> _WRITTEN EXERCISE_
Print only the lines from the top of the data through the line with "const cleavageAfter = [14, 16];", both included, skipping every picture.

——

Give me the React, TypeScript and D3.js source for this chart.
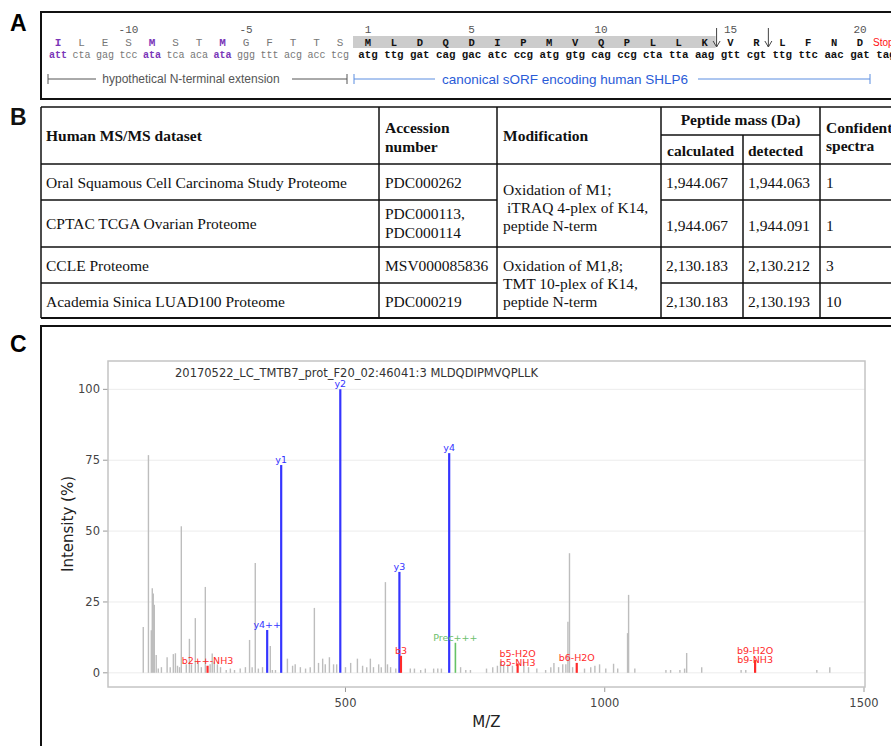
import React from "react";
import * as d3 from "d3";

// ---------- Panel A data ----------
const ntermAA = ["I", "L", "E", "S", "M", "S", "T", "M", "G", "F", "T", "T", "S"];
const ntermCodons = ["att", "cta", "gag", "tcc", "ata", "tca", "aca", "ata", "ggg", "ttt", "acg", "acc", "tcg"];
const ntermStartIdx = [0, 4, 7];
const orfAA = ["M", "L", "D", "Q", "D", "I", "P", "M", "V", "Q", "P", "L", "L", "K", "V", "R", "L", "F", "N", "D"];
const orfCodons = ["atg", "ttg", "gat", "cag", "gac", "atc", "ccg", "atg", "gtg", "cag", "ccg", "cta", "tta", "aag", "gtt", "cgt", "ttg", "ttc", "aac", "gat", "tag"];
const ntermPosLabels = [-10, -5];
const orfPosLabels = [1, 5, 10, 15, 20];
const cleavageAfter = [14, 16];

// ---------- Panel B data ----------
const datasets = ["Oral Squamous Cell Carcinoma Study Proteome", "CPTAC TCGA Ovarian Proteome", "CCLE Proteome", "Academia Sinica LUAD100 Proteome"];
const accessions = [["PDC000262"], ["PDC000113,", "PDC000114"], ["MSV000085836"], ["PDC000219"]];
const modifications = [["Oxidation of M1;", " iTRAQ 4-plex of K14,", "peptide N-term"], ["Oxidation of M1,8;", "TMT 10-plex of K14,", "peptide N-term"]];
const massCalc = ["1,944.067", "1,944.067", "2,130.183", "2,130.183"];
const massDet = ["1,944.063", "1,944.091", "2,130.212", "2,130.193"];
const spectra = ["1", "1", "3", "10"];

// ---------- Panel C data ----------
const grayMz = [
  110, 120, 125.5, 127.4, 129.3, 131.3, 135, 139, 145, 156,
  162, 168, 172, 176, 180, 183.4, 193, 199, 203, 210.4,
  216, 222, 229.7, 239, 243, 247, 253, 259, 270, 278,
  286, 297, 307, 315, 320, 326, 332, 340, 355, 359,
  365, 388, 398, 403, 413, 423, 432, 440, 448, 456,
  461, 469, 477, 483, 500, 510, 523, 533, 541, 548,
  554, 564, 569, 577, 581, 587, 597, 625, 633, 645,
  654, 670, 678, 685, 722, 732, 741, 772, 784, 793,
  799, 805, 813, 822, 844, 853, 869, 886, 896, 902,
  911, 919, 925, 929, 932, 938, 961, 973, 981, 990,
  1002, 1017, 1025, 1044, 1046, 1058, 1118, 1127, 1145, 1154,
  1158, 1187, 1263, 1272, 1409, 1434,
];
const grayInt = [
  16.2, 76.8, 15, 29.8, 28, 24, 6.3, 1.5, 2, 5.5,
  2, 6.6, 6.9, 2.5, 2, 51.7, 3, 12, 3, 19.3,
  4, 2, 30.3, 3, 6.8, 4, 3, 2, 1, 1.5,
  1, 1.5, 2, 11.6, 2, 38.7, 1.5, 2, 9.5, 1,
  1, 5, 2.5, 3, 2, 1.5, 2, 22.9, 3.5, 5,
  3, 5.5, 3, 3, 2, 3.5, 5, 2.5, 2, 5,
  2, 3, 2, 32, 3, 2, 1.5, 1.5, 1.5, 1,
  1.5, 1.5, 1.5, 1.5, 2, 1, 1, 1.5, 2, 2.5,
  4, 3, 3, 2.5, 4, 2, 1.5, 1, 2, 3.5,
  2, 3, 3, 18, 42.2, 2, 1.5, 2, 2.5, 3,
  1.5, 3.2, 1.5, 14, 27.5, 1.5, 1, 1, 1, 1.5,
  7, 2, 1, 1, 1, 2,
];
const ionLabels = [["y1"], ["y2"], ["y3"], ["y4"], ["y4++"], ["b3"], ["Prec+++"], ["b2++-NH3"], ["b5-H2O", "b5-NH3"], ["b6-H2O"], ["b9-H2O", "b9-NH3"]];
const ionMz = [376, 490, 604, 700, 349, 607, 712, 234, 832, 946, 1290];
const ionInt = [73.3, 100, 35.6, 77.5, 15.1, 6, 10.6, 2.5, 3.3, 3.5, 4.5];
const ionType = ["y", "y", "y", "y", "y", "b", "prec", "b", "b", "b", "b"];
const yTicks = [0, 25, 50, 75, 100];
const xTicks = [500, 1000, 1500];
const spectrumTitle = "20170522_LC_TMTB7_prot_F20_02:46041:3 MLDQDIPMVQPLLK";

const ionColor: Record<string, string> = { y: "#3535ff", b: "#ff2a2a", prec: "#66c266" };
const ionTextColor: Record<string, string> = { y: "#3535ff", b: "#ff2a2a", prec: "#6cc06c" };

const MONO = "'Liberation Mono', 'Courier New', monospace";
const SERIF = "'Liberation Serif', 'Times New Roman', serif";
const SANS = "'Liberation Sans', Arial, sans-serif";
const DV = "'DejaVu Sans', Verdana, sans-serif";

function PanelA() {
  const nx = d3.scaleLinear().domain([-13, -1]).range([58, 340]);
  const ox = d3.scaleLinear().domain([1, 20]).range([368, 860]);
  const purple = "#7a36b8";
  const arrow = (xx: number, k: number) => (
    <g key={"ar" + k} stroke="#444" strokeWidth={1} fill="none">
      <line x1={xx} x2={xx} y1={28} y2={47} />
      <polyline points={`${xx - 3.5},${41} ${xx},${47} ${xx + 3.5},${41}`} />
    </g>
  );
  return (
    <g>
      <text x={10} y={31} fontFamily={SANS} fontWeight="bold" fontSize={23}>A</text>
      <rect x={41} y={12} width={900} height={87} fill="none" stroke="#111" strokeWidth={2} />
      <rect x={353} y={36} width={ox(14) - 353 + 11} height={12} fill="#cccccc" />
      {ntermPosLabels.map((p) => (
        <text key={"np" + p} x={nx(p)} y={33} textAnchor="middle" fontFamily={MONO} fontSize={11} fill="#555">{p}</text>
      ))}
      {orfPosLabels.map((p) => (
        <text key={"op" + p} x={ox(p)} y={33} textAnchor="middle" fontFamily={MONO} fontSize={11} fill="#555">{p}</text>
      ))}
      {ntermAA.map((a, i) => {
        const hl = ntermStartIdx.includes(i);
        return (
          <text key={"na" + i} x={nx(i - 13)} y={45.5} textAnchor="middle" fontFamily={MONO} fontSize={11}
            fontWeight={hl ? "bold" : "normal"} fill={hl ? purple : "#777"}>{a}</text>
        );
      })}
      {ntermCodons.map((c, i) => {
        const hl = ntermStartIdx.includes(i);
        return (
          <text key={"nc" + i} x={nx(i - 13)} y={57.5} textAnchor="middle" fontFamily={MONO} fontSize={10}
            fontWeight={hl ? "bold" : "normal"} fill={hl ? purple : "#777"}>{c}</text>
        );
      })}
      {orfAA.map((a, i) => (
        <text key={"oa" + i} x={ox(i + 1)} y={45.5} textAnchor="middle" fontFamily={MONO} fontSize={10.5} fontWeight="bold" fill="#111">{a}</text>
      ))}
      <text x={873} y={45.5} fontFamily={SANS} fontSize={10} fill="#ff1010">Stop</text>
      {orfCodons.map((c, i) => (
        <text key={"oc" + i} x={ox(i + 1)} y={57.5} textAnchor="middle" fontFamily={MONO} fontSize={10.8} fontWeight="bold" fill="#111">{c}</text>
      ))}
      {cleavageAfter.map((p, k) => arrow((ox(p) + ox(p + 1)) / 2 - 1, k))}
      <g stroke="#555" strokeWidth={1}>
        <line x1={48} x2={48} y1={74} y2={84} />
        <line x1={48} x2={96} y1={79} y2={79} />
        <line x1={292} x2={347} y1={79} y2={79} />
        <line x1={347} x2={347} y1={74} y2={84} />
      </g>
      <text x={191} y={83} textAnchor="middle" fontFamily={SANS} fontSize={12} fill="#555">hypothetical N-terminal extension</text>
      <g stroke="#5a8de0" strokeWidth={1}>
        <line x1={354} x2={354} y1={74} y2={84} />
        <line x1={354} x2={435} y1={79} y2={79} />
        <line x1={698} x2={870} y1={79} y2={79} />
        <line x1={870} x2={870} y1={74} y2={84} />
      </g>
      <text x={565} y={83.5} textAnchor="middle" fontFamily={SANS} fontSize={13.5} fill="#2a5bd7">canonical sORF encoding human SHLP6</text>
    </g>
  );
}

function PanelB() {
  const cols = [41, 379, 497, 661, 743, 820];
  const rows = [107, 164, 200, 247, 283, 318];
  const right = 900;
  const fs = 15.5;
  const rowBase = [188, 231, 271, 307];
  return (
    <g fontFamily={SERIF} fill="#111">
      <text x={10} y={125} fontFamily={SANS} fontWeight="bold" fontSize={23}>B</text>
      <g stroke="#111" strokeWidth={1.5}>
        <line x1={cols[0]} x2={right} y1={rows[0]} y2={rows[0]} />
        <line x1={cols[0]} x2={right} y1={rows[1]} y2={rows[1]} />
        <line x1={cols[0]} x2={cols[2]} y1={rows[2]} y2={rows[2]} />
        <line x1={cols[3]} x2={right} y1={rows[2]} y2={rows[2]} />
        <line x1={cols[0]} x2={right} y1={rows[3]} y2={rows[3]} />
        <line x1={cols[0]} x2={cols[2]} y1={rows[4]} y2={rows[4]} />
        <line x1={cols[3]} x2={right} y1={rows[4]} y2={rows[4]} />
        <line x1={cols[0]} x2={right} y1={rows[5]} y2={rows[5]} strokeWidth={2} />
        <line x1={cols[3]} x2={cols[5]} y1={135} y2={135} />
        {[0, 1, 2, 3, 5].map((i) => (
          <line key={"c" + i} x1={cols[i]} x2={cols[i]} y1={rows[0]} y2={rows[5]} />
        ))}
        <line x1={cols[4]} x2={cols[4]} y1={135} y2={rows[5]} />
      </g>
      <g fontWeight="bold" fontSize={fs}>
        <text x={46} y={141}>Human MS/MS dataset</text>
        <text x={385} y={133}>Accession</text>
        <text x={385} y={152}>number</text>
        <text x={503} y={141}>Modification</text>
        <text x={(cols[3] + cols[5]) / 2} y={125} textAnchor="middle">Peptide mass (Da)</text>
        <text x={667} y={156}>calculated</text>
        <text x={748} y={156}>detected</text>
        <text x={826} y={133}>Confident</text>
        <text x={826} y={151}>spectra</text>
      </g>
      <g fontSize={fs}>
        {datasets.map((d, i) => (
          <text key={"d" + i} x={46} y={i === 1 ? 229 : rowBase[i]}>{d}</text>
        ))}
        {accessions.map((a, i) =>
          a.length === 1 ? (
            <text key={"a" + i} x={385} y={rowBase[i]}>{a[0]}</text>
          ) : (
            a.map((s, j) => <text key={"a" + i + j} x={385} y={219 + j * 19}>{s}</text>)
          )
        )}
        {modifications.map((m, g) =>
          m.map((s, j) => (
            <text key={"m" + g + j} x={503} y={(g === 0 ? 195 : 271) + j * 18} style={{ whiteSpace: "pre" }}>{s}</text>
          ))
        )}
        {massCalc.map((v, i) => <text key={"mc" + i} x={666} y={rowBase[i]}>{v}</text>)}
        {massDet.map((v, i) => <text key={"md" + i} x={748} y={rowBase[i]}>{v}</text>)}
        {spectra.map((v, i) => <text key={"s" + i} x={826} y={rowBase[i]}>{v}</text>)}
      </g>
    </g>
  );
}

function PanelC() {
  const x = d3.scaleLinear().domain([42, 1500]).range([108, 864]);
  const y = d3.scaleLinear().domain([-5, 110]).range([687, 361]);
  const left = 108, right = 865, top = 361, bottom = 687;
  return (
    <g>
      <text x={10} y={352} fontFamily={SANS} fontWeight="bold" fontSize={23}>C</text>
      <rect x={41} y={326} width={900} height={500} fill="none" stroke="#111" strokeWidth={2} />
      {yTicks.map((t) => (
        <g key={"yt" + t}>
          <line x1={left} x2={right} y1={y(t)} y2={y(t)} stroke="#ececec" strokeWidth={1} />
          <line x1={left - 5} x2={left} y1={y(t)} y2={y(t)} stroke="#999" strokeWidth={1} />
          <text x={left - 8} y={y(t)} dy="0.36em" textAnchor="end" fontFamily={DV} fontSize={11.5} fill="#444">{t}</text>
        </g>
      ))}
      {xTicks.map((t) => (
        <g key={"xt" + t}>
          <line x1={x(t)} x2={x(t)} y1={bottom} y2={bottom + 5} stroke="#999" strokeWidth={1} />
          <text x={x(t)} y={707} textAnchor="middle" fontFamily={DV} fontSize={11.5} fill="#444">{t}</text>
        </g>
      ))}
      <rect x={left} y={top} width={right - left} height={bottom - top} fill="none" stroke="#c4c4c4" strokeWidth={1.5} />
      <text x={175} y={377} fontFamily={DV} fontSize={11.5} fill="#333">{spectrumTitle}</text>
      {grayMz.map((m, i) => (
        <line key={"g" + i} x1={x(m)} x2={x(m)} y1={y(0)} y2={y(grayInt[i])} stroke="#bdbdbd" strokeWidth={1.4} />
      ))}
      {ionMz.map((m, i) => (
        <line key={"i" + i} x1={x(m)} x2={x(m)} y1={y(0)} y2={y(ionInt[i])} stroke={ionColor[ionType[i]]}
          strokeWidth={ionType[i] === "prec" ? 1.6 : 2.2} />
      ))}
      {ionMz.map((m, i) => {
        const labs = ionLabels[i];
        const topY = y(ionInt[i]);
        return labs.map((l, j) => {
          const base = labs.length === 1 ? topY - 2 : topY - 6.5 + j * 9.5;
          return (
            <text key={"l" + i + j} x={x(m)} y={base} textAnchor="middle" fontFamily={DV} fontSize={9.5}
              fill={ionTextColor[ionType[i]]}>{l}</text>
          );
        });
      })}
      <text x={(left + right) / 2} y={727} textAnchor="middle" fontFamily={DV} fontSize={15} fill="#222">M/Z</text>
      <text transform={`translate(73,${(top + bottom) / 2}) rotate(-90)`} textAnchor="middle" fontFamily={DV} fontSize={15} fill="#222">Intensity (%)</text>
    </g>
  );
}

export default function App() {
  return (
    <svg width={891} height={746} style={{ position: "absolute", left: 0, top: 0, background: "#fff" }}>
      <rect x={0} y={0} width={891} height={746} fill="#fff" />
      <PanelA />
      <PanelB />
      <PanelC />
    </svg>
  );
}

——

> _SOLUTION BELOW_
Give me the React, TypeScript and D3.js source for this chart.
import React from "react";
import * as d3 from "d3";

// ---------- Panel A data ----------
const ntermAA = ["I", "L", "E", "S", "M", "S", "T", "M", "G", "F", "T", "T", "S"];
const ntermCodons = ["att", "cta", "gag", "tcc", "ata", "tca", "aca", "ata", "ggg", "ttt", "acg", "acc", "tcg"];
const ntermStartIdx = [0, 4, 7];
const orfAA = ["M", "L", "D", "Q", "D", "I", "P", "M", "V", "Q", "P", "L", "L", "K", "V", "R", "L", "F", "N", "D"];
const orfCodons = ["atg", "ttg", "gat", "cag", "gac", "atc", "ccg", "atg", "gtg", "cag", "ccg", "cta", "tta", "aag", "gtt", "cgt", "ttg", "ttc", "aac", "gat", "tag"];
const ntermPosLabels = [-10, -5];
const orfPosLabels = [1, 5, 10, 15, 20];
const cleavageAfter = [14, 16];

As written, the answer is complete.